Dataset extract
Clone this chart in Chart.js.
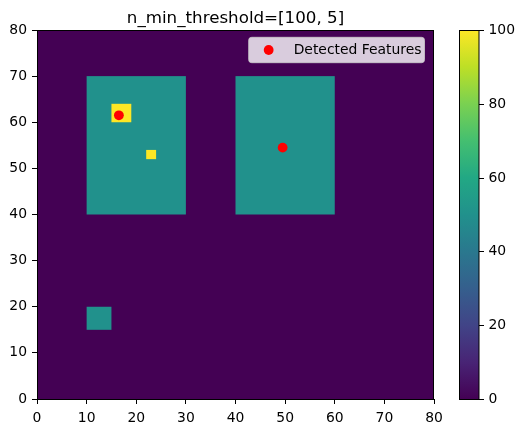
<!DOCTYPE html>
<html>
<head>
<meta charset="utf-8">
<script src="https://cdn.jsdelivr.net/npm/chart.js@4/dist/chart.umd.min.js"></script>
<style>
  html, body { margin: 0; padding: 0; background: #fff; }
  canvas { display: block; }
</style>
</head>
<body>
<canvas id="myChart" width="523" height="433"></canvas>
<script>
// image regions (rectangles in data units) and their values
const regionX0 = [10, 40, 10, 15, 22];
const regionX1 = [30, 60, 15, 19, 24];
const regionY0 = [40, 40, 15, 60, 52];
const regionY1 = [70, 70, 20, 64, 54];
const regionValue = [50, 50, 50, 100, 100];
const backgroundValue = 0;

// detected features
const featureX = [16.5, 49.5];
const featureY = [61.5, 54.5];

const colorbarTicks = [0, 20, 40, 60, 80, 100];
const titleText = "n_min_threshold=[100, 5]";
const legendText = "Detected Features";

const viridis = ["#440154", "#482475", "#414487", "#355f8d", "#2a788e", "#21918c",
                 "#22a884", "#44bf70", "#7ad151", "#bddf26", "#fde725"];

const hexToRgb = (h) => [1, 3, 5].map(i => parseInt(h.substr(i, 2), 16));

const colorFor = (v) => {
  let t = Math.max(0, Math.min(1, v / 100)) * (viridis.length - 1);
  let i = Math.min(Math.floor(t), viridis.length - 2);
  let f = t - i;
  let a = hexToRgb(viridis[i]), b = hexToRgb(viridis[i + 1]);
  let c = a.map((x, k) => Math.round(x + (b[k] - x) * f));
  return "rgb(" + c.join(",") + ")";
};

const FONT = "DejaVu Sans";

const imagePlugin = {
  id: "image",
  beforeDatasetsDraw(chart) {
    const ctx = chart.ctx;
    const xs = chart.scales.x, ys = chart.scales.y;
    const area = chart.chartArea;
    ctx.save();
    ctx.fillStyle = colorFor(backgroundValue);
    ctx.fillRect(area.left, area.top, area.right - area.left, area.bottom - area.top);
    for (let i = 0; i < regionValue.length; i++) {
      const x0 = xs.getPixelForValue(regionX0[i]);
      const x1 = xs.getPixelForValue(regionX1[i]);
      const y0 = ys.getPixelForValue(regionY0[i]);
      const y1 = ys.getPixelForValue(regionY1[i]);
      ctx.fillStyle = colorFor(regionValue[i]);
      ctx.fillRect(x0, y1, x1 - x0, y0 - y1);
    }
    ctx.restore();
  },
  afterDatasetsDraw(chart) {
    const ctx = chart.ctx;
    const area = chart.chartArea;
    ctx.save();
    // frame
    ctx.strokeStyle = "#000";
    ctx.lineWidth = 1;
    ctx.strokeRect(area.left + 0.5, area.top + 0.5, area.right - area.left - 1, area.bottom - area.top);

    // title
    ctx.fillStyle = "#000";
    ctx.font = "16.7px '" + FONT + "'";
    ctx.textAlign = "center";
    ctx.textBaseline = "alphabetic";
    ctx.fillText(titleText, (area.left + area.right) / 2, 23);

    // legend
    ctx.font = "13.9px '" + FONT + "'";
    const tw = ctx.measureText(legendText).width;
    const lr = area.right - 9.5, lt = area.top + 7.3, lh = 25.4;
    const lw = tw + 48;
    const ll = lr - lw;
    ctx.beginPath();
    ctx.roundRect(ll, lt, lw, lh, 3);
    ctx.fillStyle = "rgba(255,255,255,0.8)";
    ctx.fill();
    ctx.strokeStyle = "rgba(204,204,204,0.8)";
    ctx.stroke();
    ctx.beginPath();
    ctx.arc(ll + 20, lt + lh / 2, 4.9, 0, Math.PI * 2);
    ctx.fillStyle = "red";
    ctx.fill();
    ctx.fillStyle = "#000";
    ctx.textAlign = "left";
    ctx.textBaseline = "middle";
    ctx.fillText(legendText, ll + 45, lt + lh / 2 + 0.5);

    // colorbar
    const cb = chart.scales.cb;
    const cx = 459.5, cw = 19.5;
    const yTop = cb.getPixelForValue(100), yBot = cb.getPixelForValue(0);
    const grad = ctx.createLinearGradient(0, yBot, 0, yTop);
    viridis.forEach((c, i) => grad.addColorStop(i / (viridis.length - 1), c));
    ctx.fillStyle = grad;
    ctx.fillRect(cx, yTop, cw, yBot - yTop);
    ctx.strokeStyle = "#000";
    ctx.strokeRect(cx, yTop + 0.5, cw, yBot - yTop);
    ctx.fillStyle = "#000";
    ctx.textAlign = "left";
    ctx.textBaseline = "middle";
    colorbarTicks.forEach(v => {
      const y = Math.round(cb.getPixelForValue(v)) + 0.5;
      ctx.beginPath();
      ctx.moveTo(cx + cw, y);
      ctx.lineTo(cx + cw + 5, y);
      ctx.stroke();
      ctx.fillText(String(v), cx + cw + 9.5, y);
    });
    ctx.restore();
  }
};

const axisCommon = {
  type: "linear",
  min: 0,
  max: 80,
  ticks: { stepSize: 10, color: "#000", font: { family: FONT, size: 13.9 }, maxRotation: 0 },
  grid: { drawOnChartArea: false, color: "#000", tickLength: 5 },
  border: { color: "#000", width: 1 }
};

const ctx = document.getElementById("myChart").getContext("2d");
const myChart = new Chart(ctx, {
  type: "scatter",
  data: {
    datasets: [{
      label: legendText,
      data: featureX.map((x, i) => ({ x: x, y: featureY[i] })),
      backgroundColor: "red",
      borderWidth: 0,
      pointRadius: 4.9,
      pointHoverRadius: 4.9
    }]
  },
  options: {
    responsive: false,
    animation: false,
    layout: { padding: { top: 30, right: 89, left: 0, bottom: 0 } },
    plugins: { legend: { display: false }, title: { display: false }, tooltip: { enabled: false } },
    scales: {
      x: Object.assign({}, axisCommon, {
        position: "bottom",
        ticks: Object.assign({}, axisCommon.ticks, { padding: 6 }),
        afterFit: (s) => { s.height = 34; }
      }),
      y: Object.assign({}, axisCommon, {
        position: "left",
        ticks: Object.assign({}, axisCommon.ticks, { padding: 5 }),
        afterFit: (s) => { s.width = 37; }
      }),
      cb: { type: "linear", display: false, min: 0, max: 100, position: "right" }
    }
  },
  plugins: [imagePlugin]
});
</script>
</body>
</html>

Directions
Write out every line above exactly as it is, leaving out the pictures.

Written answer
Clone this chart in Chart.js.
<!DOCTYPE html>
<html>
<head>
<meta charset="utf-8">
<script src="https://cdn.jsdelivr.net/npm/chart.js@4/dist/chart.umd.min.js"></script>
<style>
  html, body { margin: 0; padding: 0; background: #fff; }
  canvas { display: block; }
</style>
</head>
<body>
<canvas id="myChart" width="523" height="433"></canvas>
<script>
// image regions (rectangles in data units) and their values
const regionX0 = [10, 40, 10, 15, 22];
const regionX1 = [30, 60, 15, 19, 24];
const regionY0 = [40, 40, 15, 60, 52];
const regionY1 = [70, 70, 20, 64, 54];
const regionValue = [50, 50, 50, 100, 100];
const backgroundValue = 0;

// detected features
const featureX = [16.5, 49.5];
const featureY = [61.5, 54.5];

const colorbarTicks = [0, 20, 40, 60, 80, 100];
const titleText = "n_min_threshold=[100, 5]";
const legendText = "Detected Features";

const viridis = ["#440154", "#482475", "#414487", "#355f8d", "#2a788e", "#21918c",
                 "#22a884", "#44bf70", "#7ad151", "#bddf26", "#fde725"];

const hexToRgb = (h) => [1, 3, 5].map(i => parseInt(h.substr(i, 2), 16));

const colorFor = (v) => {
  let t = Math.max(0, Math.min(1, v / 100)) * (viridis.length - 1);
  let i = Math.min(Math.floor(t), viridis.length - 2);
  let f = t - i;
  let a = hexToRgb(viridis[i]), b = hexToRgb(viridis[i + 1]);
  let c = a.map((x, k) => Math.round(x + (b[k] - x) * f));
  return "rgb(" + c.join(",") + ")";
};

const FONT = "DejaVu Sans";

const imagePlugin = {
  id: "image",
  beforeDatasetsDraw(chart) {
    const ctx = chart.ctx;
    const xs = chart.scales.x, ys = chart.scales.y;
    const area = chart.chartArea;
    ctx.save();
    ctx.fillStyle = colorFor(backgroundValue);
    ctx.fillRect(area.left, area.top, area.right - area.left, area.bottom - area.top);
    for (let i = 0; i < regionValue.length; i++) {
      const x0 = xs.getPixelForValue(regionX0[i]);
      const x1 = xs.getPixelForValue(regionX1[i]);
      const y0 = ys.getPixelForValue(regionY0[i]);
      const y1 = ys.getPixelForValue(regionY1[i]);
      ctx.fillStyle = colorFor(regionValue[i]);
      ctx.fillRect(x0, y1, x1 - x0, y0 - y1);
    }
    ctx.restore();
  },
  afterDatasetsDraw(chart) {
    const ctx = chart.ctx;
    const area = chart.chartArea;
    ctx.save();
    // frame
    ctx.strokeStyle = "#000";
    ctx.lineWidth = 1;
    ctx.strokeRect(area.left + 0.5, area.top + 0.5, area.right - area.left - 1, area.bottom - area.top);

    // title
    ctx.fillStyle = "#000";
    ctx.font = "16.7px '" + FONT + "'";
    ctx.textAlign = "center";
    ctx.textBaseline = "alphabetic";
    ctx.fillText(titleText, (area.left + area.right) / 2, 23);

    // legend
    ctx.font = "13.9px '" + FONT + "'";
    const tw = ctx.measureText(legendText).width;
    const lr = area.right - 9.5, lt = area.top + 7.3, lh = 25.4;
    const lw = tw + 48;
    const ll = lr - lw;
    ctx.beginPath();
    ctx.roundRect(ll, lt, lw, lh, 3);
    ctx.fillStyle = "rgba(255,255,255,0.8)";
    ctx.fill();
    ctx.strokeStyle = "rgba(204,204,204,0.8)";
    ctx.stroke();
    ctx.beginPath();
    ctx.arc(ll + 20, lt + lh / 2, 4.9, 0, Math.PI * 2);
    ctx.fillStyle = "red";
    ctx.fill();
    ctx.fillStyle = "#000";
    ctx.textAlign = "left";
    ctx.textBaseline = "middle";
    ctx.fillText(legendText, ll + 45, lt + lh / 2 + 0.5);

    // colorbar
    const cb = chart.scales.cb;
    const cx = 459.5, cw = 19.5;
    const yTop = cb.getPixelForValue(100), yBot = cb.getPixelForValue(0);
    const grad = ctx.createLinearGradient(0, yBot, 0, yTop);
    viridis.forEach((c, i) => grad.addColorStop(i / (viridis.length - 1), c));
    ctx.fillStyle = grad;
    ctx.fillRect(cx, yTop, cw, yBot - yTop);
    ctx.strokeStyle = "#000";
    ctx.strokeRect(cx, yTop + 0.5, cw, yBot - yTop);
    ctx.fillStyle = "#000";
    ctx.textAlign = "left";
    ctx.textBaseline = "middle";
    colorbarTicks.forEach(v => {
      const y = Math.round(cb.getPixelForValue(v)) + 0.5;
      ctx.beginPath();
      ctx.moveTo(cx + cw, y);
      ctx.lineTo(cx + cw + 5, y);
      ctx.stroke();
      ctx.fillText(String(v), cx + cw + 9.5, y);
    });
    ctx.restore();
  }
};

const axisCommon = {
  type: "linear",
  min: 0,
  max: 80,
  ticks: { stepSize: 10, color: "#000", font: { family: FONT, size: 13.9 }, maxRotation: 0 },
  grid: { drawOnChartArea: false, color: "#000", tickLength: 5 },
  border: { color: "#000", width: 1 }
};

const ctx = document.getElementById("myChart").getContext("2d");
const myChart = new Chart(ctx, {
  type: "scatter",
  data: {
    datasets: [{
      label: legendText,
      data: featureX.map((x, i) => ({ x: x, y: featureY[i] })),
      backgroundColor: "red",
      borderWidth: 0,
      pointRadius: 4.9,
      pointHoverRadius: 4.9
    }]
  },
  options: {
    responsive: false,
    animation: false,
    layout: { padding: { top: 30, right: 89, left: 0, bottom: 0 } },
    plugins: { legend: { display: false }, title: { display: false }, tooltip: { enabled: false } },
    scales: {
      x: Object.assign({}, axisCommon, {
        position: "bottom",
        ticks: Object.assign({}, axisCommon.ticks, { padding: 6 }),
        afterFit: (s) => { s.height = 34; }
      }),
      y: Object.assign({}, axisCommon, {
        position: "left",
        ticks: Object.assign({}, axisCommon.ticks, { padding: 5 }),
        afterFit: (s) => { s.width = 37; }
      }),
      cb: { type: "linear", display: false, min: 0, max: 100, position: "right" }
    }
  },
  plugins: [imagePlugin]
});
</script>
</body>
</html>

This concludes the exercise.